One theory was that Japanese investors who had been crowded into trades borrowing yen to buy higher yielding currencies, were forced out en masse when major chart levels cracked.

The Aussie tumbled as far as 72.26 yen <AUDJPY=D3> on Reuters dealing, a level not seen since late 2011, having started around 75.21.

When the smoke cleared, buyers returned and it was last changing hands at 74.40 yen.

The selling spilled over into other crosses and the Aussie sank to as deep as $0.6715 <AUD=D3>, the lowest since March 2009, having started around $0.6984.

Again, bargain hunters emerged and it was last at $0.6922.

The New Zealand dollar also took an initial beating on the yen <NZDJPY=R> to hit its lowest since late 2012, though whether any trades were done around those levels was hard to say.

The kiwi fared better on the U.S. dollar, easing to $0.6621 <NZD=D3> from $0.6654 late Wednesday.


The rout from risk was sparked in part by an earnings warning from Apple Inc <AAPL.O>. It blamed sluggish iPhone sales in China, adding to evidence of a deepening economic slowdown in the Asian giant.

Some investors fled to the relative safety of Australia's triple-A rated debt, sending 10-year bond yields <AU10YT=RR> diving to their lowest since late 2016.

Futures for the 10-year bond <YTCc1> jumped 12 ticks to 97.8300, having been up as much as 25 ticks at one stage.

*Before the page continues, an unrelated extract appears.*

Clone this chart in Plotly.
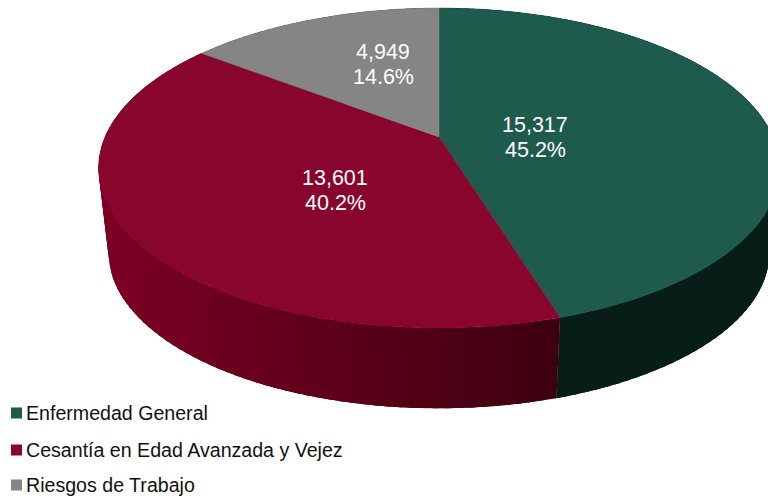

The three-year bond contract <YTTc1> rose 7.5 ticks to 98.305, implying a yield of just 1.695 percent.

Concerns about global growth also led the futures market <0#YIB:> to price in slightly more chance of a cut in interest rates by the Reserve Bank of Australia (RBA).

Yet the Aussie's decline is providing a boost to the economy that makes it less likely the RBA will have to take the drastic step of cutting rates from already record lows.

Not only does a lower currency make exports more competitive but it offers an extra earnings windfall given Australia's commodities are priced in U.S. dollars.

Gold, for instance, is trading at its highest level ever in Australian dollar terms around A$1,856 per ounce <XAU> having climbed 12 percent in just the past month.

Profits from iron ore, coal and liquefied natural gas will all get a lift, fattening the country's terms of trade and the government's tax coffers.